The campaign proved to be a massive success, with more than one million people taking part in the competition, which was eventually won by the Builder’s Breakfast flavour, with Onion Bhaji finishing in second place.

The campaign out-performed year-on-year sales growth by 68 per cent and Walkers also achieved its highest value market share for three years. Not to mention the high levels of consumer engagement, increase in brand awareness and 4.3 million visits to walkers.co.uk.

The ‘Do us a flavour’ campaign was so successful it was relaunched in 2014.

So, what can be learnt from this tasteful campaign?

Crisp, clear messaging

‘Do us a flavour’ - it says it all.

The messaging is crisp, clear and to the point, whilst cleverly playing on the notion of doing them a favour. The tone is playful, fun and engaging. It encourages participation, whilst not taking itself too seriously.

This is something that marketers can learn from. Overly complicated messaging can sometimes turn-off your target audience, so try to keep your campaign messaging to the point and as impactful as possible.

Find your flavour

People feel strongly about their own opinions and ideas, and, as this campaign proved, their crisps!

The campaign played on people’s passions and used them to elevate this campaign to new heights. It started a debate. It got people talking about their product. So, think about how you could utilise the power of word-of-mouth and generate a buzz around your product.

Think outside the box

Walkers were brave enough to try something new and think outside the box. The campaign is clever as it values the opinion of its customers – the people who ultimately consume the product.

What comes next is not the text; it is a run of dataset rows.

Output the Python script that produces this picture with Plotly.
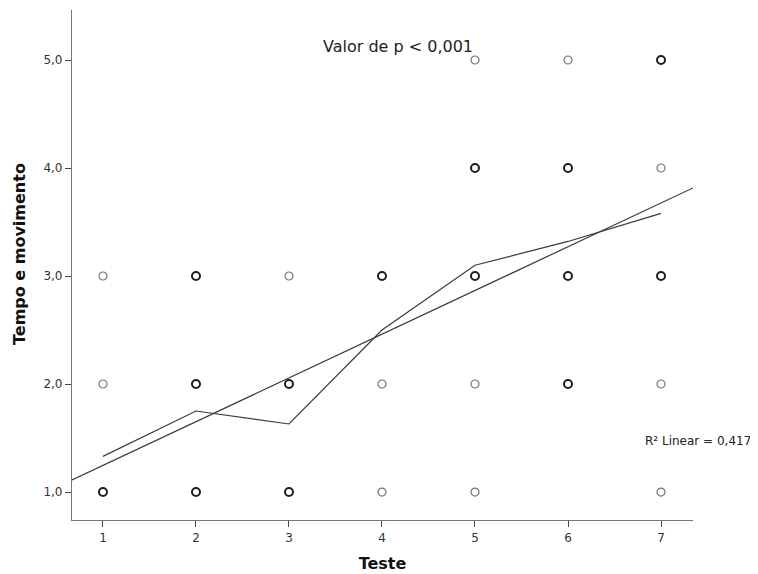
import plotly.graph_objects as go

tests = [1, 1, 1, 2, 2, 2, 3, 3, 3, 4, 4, 4, 5, 5, 5, 5, 5, 6, 6, 6, 6, 7, 7, 7, 7, 7]
scores = [3, 2, 1, 3, 2, 1, 3, 2, 1, 3, 2, 1, 5, 4, 3, 2, 1, 5, 4, 3, 2, 5, 4, 3, 2, 1]
counts = [1, 1, 7, 2, 2, 4, 1, 3, 4, 4, 1, 1, 1, 2, 4, 1, 1, 1, 3, 3, 2, 4, 1, 3, 1, 1]

# Mean per test (interpolation line)
mean_tests = [1, 2, 3, 4, 5, 6, 7]
mean_values = [1.33, 1.75, 1.63, 2.5, 3.1, 3.32, 3.58]

# Linear fit
fit_intercept = 0.841
fit_slope = 0.405
r2_text = "R² Linear = 0,417"
p_text = "Valor de p < 0,001"
x_title = "Teste"
y_title = "Tempo e movimento"

x_range = [0.667, 7.344]
y_range = [0.741, 5.463]

y_ticks = [1, 2, 3, 4, 5]
x_ticks = [1, 2, 3, 4, 5, 6, 7]

FONT = "DejaVu Sans, Liberation Sans, Arial, sans-serif"

fig = go.Figure()

single_x = [t for t, c in zip(tests, counts) if c == 1]
single_y = [s for s, c in zip(scores, counts) if c == 1]
multi_x = [t for t, c in zip(tests, counts) if c > 1]
multi_y = [s for s, c in zip(scores, counts) if c > 1]

fig.add_trace(go.Scatter(
    x=single_x, y=single_y, mode="markers",
    marker=dict(symbol="circle-open", size=8, color="#747474",
                line=dict(width=1.2, color="#747474")),
    hoverinfo="x+y", showlegend=False))
fig.add_trace(go.Scatter(
    x=multi_x, y=multi_y, mode="markers",
    marker=dict(symbol="circle-open", size=8, color="#1e1e1e",
                line=dict(width=2, color="#1e1e1e")),
    hoverinfo="x+y", showlegend=False))

fig.add_trace(go.Scatter(
    x=mean_tests, y=mean_values, mode="lines",
    line=dict(color="#3a3a3a", width=1.2), showlegend=False))

fit_x = x_range
fit_y = [fit_intercept + fit_slope * v for v in fit_x]
fig.add_trace(go.Scatter(
    x=fit_x, y=fit_y, mode="lines",
    line=dict(color="#3a3a3a", width=1.2), showlegend=False))

axis_font = dict(family=FONT, size=12, color="#333")

fig.update_layout(
    width=750, height=566,
    margin=dict(l=64, r=65, t=2, b=54),
    paper_bgcolor="white", plot_bgcolor="white",
    separators=",.",
    font=dict(family=FONT, color="#222"),
    xaxis=dict(range=x_range, tickvals=x_ticks, ticks="outside", ticklen=6,
               tickcolor="#444", showline=True, linecolor="#777", linewidth=1.2,
               showgrid=False, zeroline=False, tickfont=axis_font, automargin=False,
               title=dict(text="<b>" + x_title + "</b>", standoff=14,
                          font=dict(family=FONT, size=16, color="#111"))),
    yaxis=dict(range=y_range, tickvals=y_ticks, tickformat=".1f", ticks="outside",
               ticklen=6, tickcolor="#444", showline=True, linecolor="#777",
               linewidth=1.2, showgrid=False, zeroline=False, tickfont=axis_font,
               automargin=False),
    annotations=[
        dict(text="<b>" + y_title + "</b>", xref="paper", yref="paper",
             x=(20 - 72) / 621, y=(520 - 254) / 510, textangle=-90,
             xanchor="center", yanchor="middle", showarrow=False,
             font=dict(family=FONT, size=16, color="#111")),
        dict(text=p_text, xref="paper", yref="paper", x=(398 - 72) / 621, y=(520 - 47) / 510,
             xanchor="center", yanchor="middle", showarrow=False,
             font=dict(family=FONT, size=16, color="#222")),
        dict(text=r2_text, xref="paper", yref="paper", x=(753 - 72) / 621, y=(520 - 441) / 510,
             xanchor="right", yanchor="middle", showarrow=False,
             font=dict(family=FONT, size=12, color="#222")),
    ],
)

fig.write_html("out.html")
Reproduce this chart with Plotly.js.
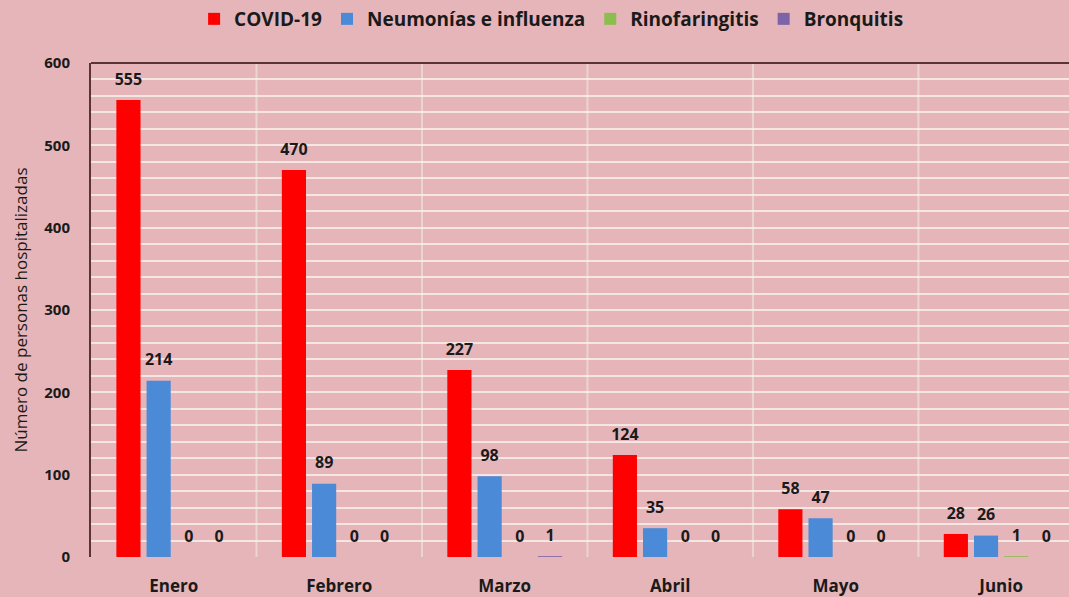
<!DOCTYPE html>
<html><head><meta charset="utf-8">
<script src="https://cdn.plot.ly/plotly-3.0.1.min.js"></script>
<style>html,body{margin:0;padding:0;background:#e6b5b9;}</style>
</head><body>
<div id="chart" style="width:1069px;height:597px;"></div>
<script>
const months = ["Enero","Febrero","Marzo","Abril","Mayo","Junio"];
const covid = [555,470,227,124,58,28];
const neumonias = [214,89,98,35,47,26];
const rinofaringitis = [0,0,0,0,0,1];
const bronquitis = [0,0,1,0,0,0];
const seriesNames = ["COVID-19","Neumonías e influenza","Rinofaringitis","Bronquitis"];
const yTicks = [0,100,200,300,400,500,600];

const colors = ["#ff0000","#4a8ad6","#8cbd4f","#7d63a8"];
const dataSets = [covid, neumonias, rinofaringitis, bronquitis];
const font = "'Open Sans', sans-serif";
const traces = dataSets.map((d,i)=>({
  type:"bar", x:months, y:d, name:seriesNames[i],
  marker:{color:colors[i]},
  text:d.map(v=>"<span style='font-size:16px'>"+v+"</span><br>\u00a0"),
  textposition:"outside", cliponaxis:false, constraintext:"none",
  textfont:{family:font,size:8,color:"#1a1a1a",weight:"bold"},
  hoverinfo:"none"
}));

const shapes = [];
for(let i=0;i<months.length-1;i++){
  shapes.push({type:"line",xref:"x",yref:"paper",x0:i+0.5,x1:i+0.5,y0:0,y1:1,
    line:{color:"rgba(240,235,225,0.6)",width:2},layer:"below"});
}
shapes.push({type:"line",xref:"paper",yref:"paper",x0:0,x1:1,y0:1,y1:1,line:{color:"#5a3434",width:2}});

const layout = {
  width:1069,height:597,
  paper_bgcolor:"#e6b5b9",plot_bgcolor:"#e6b5b9",
  margin:{l:91,r:0,t:63,b:40},
  barmode:"group",bargap:0.27,bargroupgap:0.2,
  font:{family:font,color:"#1a1a1a"},
  showlegend:true,
  legend:{orientation:"h",xref:"container",yref:"container",x:0.516,xanchor:"center",y:1.0,yanchor:"top",
    font:{family:font,size:19,weight:"bold",color:"#1a1a1a"},bgcolor:"rgba(0,0,0,0)",itemwidth:30,tracegroupgap:0},
  xaxis:{range:[-0.5,5.41],showgrid:false,zeroline:false,ticks:"",ticklabelstandoff:17,
    tickfont:{family:font,size:17,weight:"bold",color:"#1a1a1a"},showline:false,fixedrange:true},
  yaxis:{range:[0,600],tickvals:yTicks,ticktext:yTicks.map(String),showgrid:false,zeroline:false,
    minor:{dtick:20,showgrid:true,gridcolor:"rgba(250,242,238,0.8)",gridwidth:2},
    showline:true,linecolor:"#5a3434",linewidth:2,ticks:"",ticklabelstandoff:16,
    tickfont:{family:font,size:15,weight:"bold",color:"#1a1a1a"},
    title:{text:"Número de personas hospitalizadas",font:{family:font,size:17,color:"#1a1a1a"},standoff:12}},
  shapes:shapes
};
Plotly.newPlot("chart",traces,layout,{displayModeBar:false,staticPlot:true});
</script>
</body></html>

The campaign opened up the process of product development to the customer. People like to feel involved, and finding opportunities to involve your target audience is a great way to deliver the products that people want, as well as gathering campaign momentum.

Be creative and have some fun

In the 2014 campaign relaunch, Walkers got even more creative with ways to engage their audience.

To get the public involved, they found innovative ways to get people talking on social media. Walkers even put Gary Lineker inside a Twitter vending machine, as part of the ‘Tweet to Eat’ element of the campaign.

People would then tweet about the campaign in order to receive a free packet of crisps.

It was creative, fun and playful. Don’t be afraid to have some fun once in a while and find surprising ways to market your product.

Variety is the spice of life

Walkers utilised a variety of marketing channels and techniques throughout the campaign. Their 360-degree marketing plan revolved around driving people to their website to submit their suggestions and vote.

They didn’t just stick to one channel, they reached out to their audience across various mediums.

It’s important to remember that just because you have a website, it doesn’t mean people will know about it. Utilise different marketing channels and methods to raise awareness of your brand and your products.

Food for thought

The ‘Do us a flavour’ campaign is a fantastic example of user generated content and including your customers in the development of a product.

We hope you found some marketing inspiration.